New battle-lines are being drawn over scaled-down plans to operate a commercial wind farm at Spittal Hill, 15 kilometres south of Thurso.
Objectors yesterday pledged to fight the new £30 million proposal in which the number of turbines has been cut from 30 to eight.
Caithness Windfarm Information Forum spokesman Stuart Young insists the development will still be a blight on the landscape and ruin the lives of nearby residents.
Spittal Hill Wind Farm Ltd, spearheaded by Caithness farmer Tom Pottinger and his brother Steven, had their original scheme rejected following a public local inquiry.
Scottish Energy Minister Fergus Ewing last summer upheld the inquiry reporter’s recommendation to ditch the 77.5 megawatt project because of its likely impact on the landscape and the lives of nearby residents. Highland Council and 2814 people had objected while 1546 supported the venture.
The wind farm company, in which Norwegian energy giants Statkraft has a major stake, is gearing up to submit a new planning application for eight turbines on ground two kilometres north-east of Spittal.
It is banking on the cut in the size of the development by almost three quarters and the promise of a £3 million community benefit fund winning the day for their new bid.
The Scottish Government’s spiking of the 30-turbine scheme was the first time it had rejected an onshore wind farm application in four years.
Tom Pottinger yesterday said the proposals for Spittal Hill are still at an early stage of development.
It centres on eight 100 metre-high turbines with an installed capacity of 24 megawatts. The company plans to undertake extensive community engagement over the coming months to provide input and to help shape the plans for the site, including a website and a number of consultation events.
“We have taken account of the reporter’s comments from the original application, who said that the number of turbines would impact on nearby properties and have reduced the number of turbines at the site accordingly,” he said.
“The planners and Scottish Natural Heritage have both accepted that the site is suitable for a smaller number of wind turbines.
“This application has been based on the recommendations and evidence of what was said at the previous inquiry.
“Plans are at an early stage but it is hoped we will be able to submit an application in August or September.”
Mr Young is four-square against the revised proposal. While it involves a cut in the number of turbines, he believes their height would be unduly prominent and ruin people’s lives.
“After all these years, they are going to put the same people through all this again,” he said. “These turbines are going to be the same size as the existing wind farm at the Causewaymire and will be visible on the horizon for miles.
“In terms of collecting wind it may be a suitable site, but in terms of reducing the lifestyle of many people it’s not an adequate site.”

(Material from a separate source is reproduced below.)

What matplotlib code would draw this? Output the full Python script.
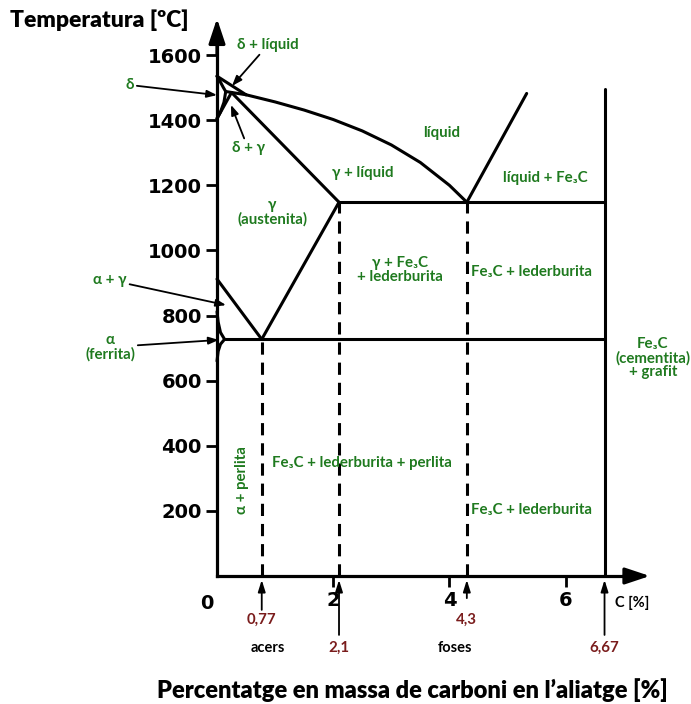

Added Mr Young: “Stroupster and Wathegar have turbines ready to go up along with applications at Lyth, Barrock and Limekiln, near Reay.
“The centre of Caithness has been littered with wind turbine developments – it does not need any more.
“Wind is not the answer to the energy needs of the future, the country has no short to medium term option for future except nuclear unless shale gas is developed and I think Caithness would accept another nuclear power plant.”
The company plan to start up a community benefit fund to deliver long-term economic, social and environmental benefits.
The project would donate £5000 per megawatt, equating to up to £120,000 per year and up to £3 million over the envisaged 25 year life of the project.
If given the green light, the company intends using local firms in the construction of the wind farm as well as creating new jobs and apprenticeships. It anticipates 30 people will be required during its construction.
The project, with an estimated capital investment of £30 million, is geared to meet the power requirements of over 17,000 homes.
Tom and Steven Pottinger are the developers of the 21-turbine Baillie Wind Farm, near Shebster which is due to be completed next month and become operational later this year.